How do fireworks work?

Fireworks haven’t changed much since 1,000 years ago, when a Chinese monk named Li Tian stuffed a piece of bamboo with gunpowder and chucked it into a fire to scare away ghosts (don’t try that at home!).

All a firework really needs for the bang is an explosive (gunpowder), a shell (bamboo), and, of course, fire. But for most fireworks, that final, colourful explosion needs to happen in the air, so before the bang, there has to be a launch.

A fairly simple firework is contained within a cylindrical shell, usually made of paper, and known as a ‘mortar’. This is essentially the cannon that contains the firework.

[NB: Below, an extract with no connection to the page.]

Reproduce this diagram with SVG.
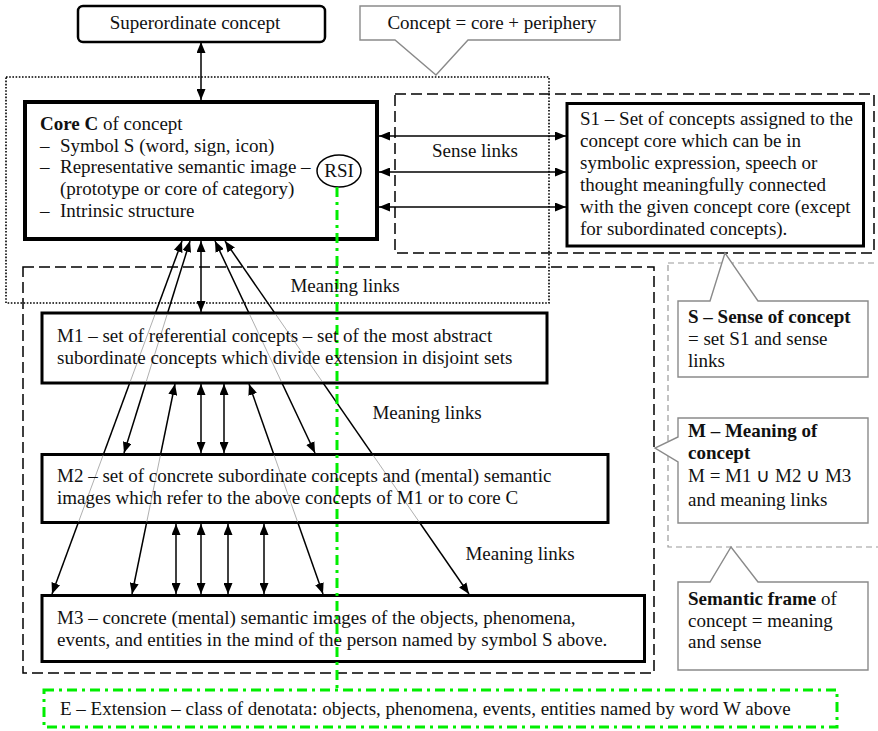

At the bottom of the tube are two compartments, with a fuse running from the bottom one to the top one. At first, the fuse is fast-burning, and when it reaches the first compartment, it hits enough packed gunpowder to send it shooting up into the sky.

(Just a note here: it’s the fact that the gunpowder is compressed that causes the explosion. Loose gunpowder burns, but it needs to be packed together before you really get a bang or a launch.)

Once the firework is in the air, the fuse burns more slowly as it heads up to the second compartment, so that the explosion happens at a very carefully-calculated altitude.

Within that second compartment is where the magic happens. At the centre is another pack of gunpowder, ready to send anything around it flying in all directions when it’s lit. A standard coloured-star firework also contains explosive spheres, called, unsurprisingly, ‘stars’. When these are lit, they burn, producing each point of light we see. So when that fuse hits the central gunpowder, it sends these burning spheres shooting out in all directions, producing those beautiful patterns of light.

To create the colours, the stars can be covered with layers of metals, which absorb the energy from the stars and use it to emit the tell-tale colours. For example, steel makes yellow, barium makes green, and copper makes blue. They can even be covered with multiple layers to change colour as they burn.

To make the more complicated fireworks, it’s possible to string fuses together, or have multiple compartments with specific time-delay fuses so that a firework can contain more than one explosion. ‘Cake’ fireworks, for example, are a load of compartments that set off a range of sparks and bangs, set off by a set of fuses strung together in a calculated sequence.